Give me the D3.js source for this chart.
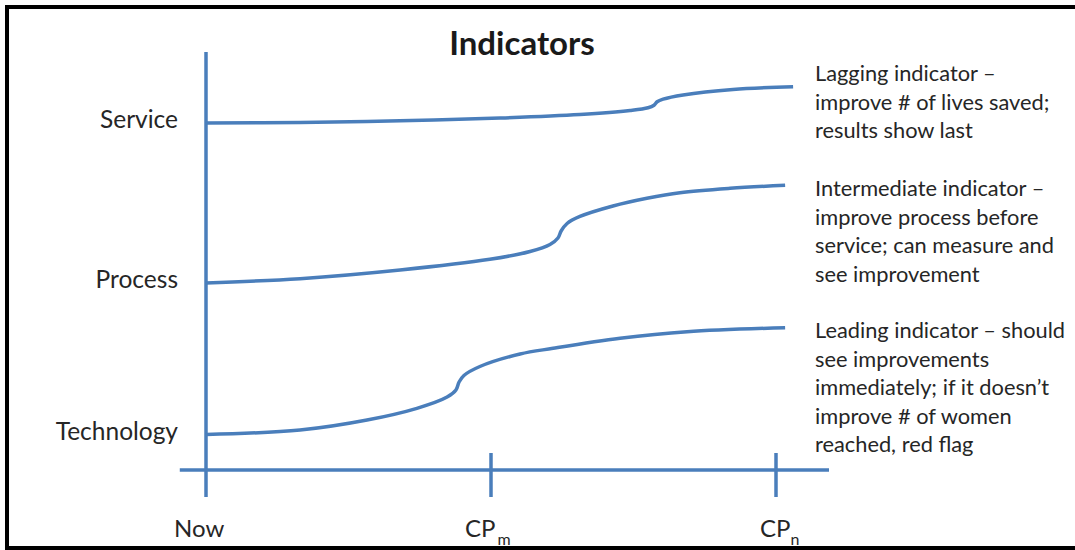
<!DOCTYPE html>
<html>
<head>
<meta charset="utf-8">
<script src="https://cdn.jsdelivr.net/npm/d3@7"></script>
<style>
  html, body { margin: 0; padding: 0; background: #fff; }
  svg { display: block; }
  text { font-family: Lato, "Open Sans", sans-serif; fill: #262626; }
</style>
</head>
<body>
<svg id="chart" width="1075" height="550"></svg>
<script>
// ---------- data ----------
const title = "Indicators";
const categories = ["Service", "Process", "Technology"];
const tickValues = [0, 1, 2];
const tickLabels = ["Now", "CP", "CP"];
const tickSubscripts = ["", "m", "n"];

// time (Now = 0, CPm = 1, CPn = 2) and indicator level (0-100)
const serviceT = [0, 0.330, 0.681, 1.032, 1.312, 1.488, 1.551, 1.572, 1.583, 1.604, 1.674, 1.849, 2.060];
const serviceV = [83.01, 83.16, 83.54, 84.21, 85.05, 86.00, 86.65, 87.27, 88.09, 88.71, 89.71, 91.03, 91.70];
const processT = [0, 0.330, 0.681, 0.996, 1.137, 1.207, 1.235, 1.246, 1.267, 1.312, 1.428, 1.547, 1.663, 1.839, 2.032];
const processV = [44.74, 45.77, 47.85, 50.41, 52.27, 53.95, 55.50, 57.18, 58.97, 60.65, 63.16, 65.00, 66.34, 67.39, 68.11];
const technologyT = [0, 0.330, 0.565, 0.740, 0.846, 0.877, 0.888, 0.905, 0.961, 1.102, 1.218, 1.453, 1.688, 2.032];
const technologyV = [8.49, 9.57, 11.96, 14.76, 17.46, 19.14, 21.05, 22.61, 24.76, 27.75, 29.11, 31.51, 33.09, 34.04];

const annotations = [
  ["Lagging indicator \u2013", "improve # of lives saved;", "results show last"],
  ["Intermediate indicator \u2013", "improve process before", "service; can measure and", "see improvement"],
  ["Leading indicator \u2013 should", "see improvements", "immediately; if  it doesn\u2019t", "improve # of women", "reached, red flag"]
];

// ---------- layout ----------
const svg = d3.select("#chart");
const blue = "#4A7EBB";
const x = d3.scaleLinear().domain([0, 2]).range([206, 776]);
const y = d3.scaleLinear().domain([0, 100]).range([470, 52]);

// frame
svg.append("rect").attr("x", 7).attr("y", 7).attr("width", 1080).attr("height", 541)
  .attr("fill", "none").attr("stroke", "#000").attr("stroke-width", 4);

// title
svg.append("text").attr("x", 522).attr("y", 55).attr("text-anchor", "middle")
  .style("font-size", "33px").style("font-weight", "bold").style("fill", "#1a1a1a").text(title);

// axes
const axisG = svg.append("g").attr("stroke", blue).attr("stroke-width", 3.5).attr("fill", "none");
axisG.append("line").attr("x1", x(0)).attr("x2", x(0)).attr("y1", y(100)).attr("y2", y(0) + 27);
axisG.append("line").attr("x1", x(-0.092)).attr("x2", x(2.186)).attr("y1", y(0)).attr("y2", y(0));
axisG.selectAll("line.tick").data(tickValues.slice(1)).enter().append("line").attr("class", "tick")
  .attr("x1", d => x(d)).attr("x2", d => x(d)).attr("y1", y(0) - 17).attr("y2", y(0) + 27);

// tick labels
const labelShift = [-32, -26, -16];
tickValues.forEach((v, i) => {
  const t = svg.append("text").attr("x", x(v) + labelShift[i]).attr("y", 537).style("font-size", "24px");
  t.append("tspan").text(tickLabels[i]);
  if (tickSubscripts[i]) {
    t.append("tspan").attr("dx", i === 1 ? 2 : 0).attr("dy", 8).style("font-size", "16px").text(tickSubscripts[i]);
  }
});

// series
const seriesT = [serviceT, processT, technologyT];
const seriesV = [serviceV, processV, technologyV];
const line = d3.line().x(d => x(d[0])).y(d => y(d[1])).curve(d3.curveCatmullRom.alpha(0.5));
seriesT.forEach((ts, i) => {
  const pts = ts.map((t, j) => [t, seriesV[i][j]]);
  svg.append("path").attr("d", line(pts)).attr("fill", "none")
    .attr("stroke", blue).attr("stroke-width", 3.5);
});

// category labels
categories.forEach((c, i) => {
  svg.append("text").attr("x", 178).attr("y", y(seriesV[i][0]) + 5)
    .attr("text-anchor", "end").style("font-size", "24.5px").text(c);
});

// annotations
const annoTop = [81, 196, 338];
annotations.forEach((lines, i) => {
  lines.forEach((s, j) => {
    svg.append("text").attr("x", 815).attr("y", annoTop[i] + j * 28.6)
      .style("font-size", "21.8px").text(s);
  });
});
</script>
</body>
</html>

STATED EXERCISE> Repeat the material above verbatim. Leave the pictures behind.

RESULT>
Give me the D3.js source for this chart.
<!DOCTYPE html>
<html>
<head>
<meta charset="utf-8">
<script src="https://cdn.jsdelivr.net/npm/d3@7"></script>
<style>
  html, body { margin: 0; padding: 0; background: #fff; }
  svg { display: block; }
  text { font-family: Lato, "Open Sans", sans-serif; fill: #262626; }
</style>
</head>
<body>
<svg id="chart" width="1075" height="550"></svg>
<script>
// ---------- data ----------
const title = "Indicators";
const categories = ["Service", "Process", "Technology"];
const tickValues = [0, 1, 2];
const tickLabels = ["Now", "CP", "CP"];
const tickSubscripts = ["", "m", "n"];

// time (Now = 0, CPm = 1, CPn = 2) and indicator level (0-100)
const serviceT = [0, 0.330, 0.681, 1.032, 1.312, 1.488, 1.551, 1.572, 1.583, 1.604, 1.674, 1.849, 2.060];
const serviceV = [83.01, 83.16, 83.54, 84.21, 85.05, 86.00, 86.65, 87.27, 88.09, 88.71, 89.71, 91.03, 91.70];
const processT = [0, 0.330, 0.681, 0.996, 1.137, 1.207, 1.235, 1.246, 1.267, 1.312, 1.428, 1.547, 1.663, 1.839, 2.032];
const processV = [44.74, 45.77, 47.85, 50.41, 52.27, 53.95, 55.50, 57.18, 58.97, 60.65, 63.16, 65.00, 66.34, 67.39, 68.11];
const technologyT = [0, 0.330, 0.565, 0.740, 0.846, 0.877, 0.888, 0.905, 0.961, 1.102, 1.218, 1.453, 1.688, 2.032];
const technologyV = [8.49, 9.57, 11.96, 14.76, 17.46, 19.14, 21.05, 22.61, 24.76, 27.75, 29.11, 31.51, 33.09, 34.04];

const annotations = [
  ["Lagging indicator \u2013", "improve # of lives saved;", "results show last"],
  ["Intermediate indicator \u2013", "improve process before", "service; can measure and", "see improvement"],
  ["Leading indicator \u2013 should", "see improvements", "immediately; if  it doesn\u2019t", "improve # of women", "reached, red flag"]
];

// ---------- layout ----------
const svg = d3.select("#chart");
const blue = "#4A7EBB";
const x = d3.scaleLinear().domain([0, 2]).range([206, 776]);
const y = d3.scaleLinear().domain([0, 100]).range([470, 52]);

// frame
svg.append("rect").attr("x", 7).attr("y", 7).attr("width", 1080).attr("height", 541)
  .attr("fill", "none").attr("stroke", "#000").attr("stroke-width", 4);

// title
svg.append("text").attr("x", 522).attr("y", 55).attr("text-anchor", "middle")
  .style("font-size", "33px").style("font-weight", "bold").style("fill", "#1a1a1a").text(title);

// axes
const axisG = svg.append("g").attr("stroke", blue).attr("stroke-width", 3.5).attr("fill", "none");
axisG.append("line").attr("x1", x(0)).attr("x2", x(0)).attr("y1", y(100)).attr("y2", y(0) + 27);
axisG.append("line").attr("x1", x(-0.092)).attr("x2", x(2.186)).attr("y1", y(0)).attr("y2", y(0));
axisG.selectAll("line.tick").data(tickValues.slice(1)).enter().append("line").attr("class", "tick")
  .attr("x1", d => x(d)).attr("x2", d => x(d)).attr("y1", y(0) - 17).attr("y2", y(0) + 27);

// tick labels
const labelShift = [-32, -26, -16];
tickValues.forEach((v, i) => {
  const t = svg.append("text").attr("x", x(v) + labelShift[i]).attr("y", 537).style("font-size", "24px");
  t.append("tspan").text(tickLabels[i]);
  if (tickSubscripts[i]) {
    t.append("tspan").attr("dx", i === 1 ? 2 : 0).attr("dy", 8).style("font-size", "16px").text(tickSubscripts[i]);
  }
});

// series
const seriesT = [serviceT, processT, technologyT];
const seriesV = [serviceV, processV, technologyV];
const line = d3.line().x(d => x(d[0])).y(d => y(d[1])).curve(d3.curveCatmullRom.alpha(0.5));
seriesT.forEach((ts, i) => {
  const pts = ts.map((t, j) => [t, seriesV[i][j]]);
  svg.append("path").attr("d", line(pts)).attr("fill", "none")
    .attr("stroke", blue).attr("stroke-width", 3.5);
});

// category labels
categories.forEach((c, i) => {
  svg.append("text").attr("x", 178).attr("y", y(seriesV[i][0]) + 5)
    .attr("text-anchor", "end").style("font-size", "24.5px").text(c);
});

// annotations
const annoTop = [81, 196, 338];
annotations.forEach((lines, i) => {
  lines.forEach((s, j) => {
    svg.append("text").attr("x", 815).attr("y", annoTop[i] + j * 28.6)
      .style("font-size", "21.8px").text(s);
  });
});
</script>
</body>
</html>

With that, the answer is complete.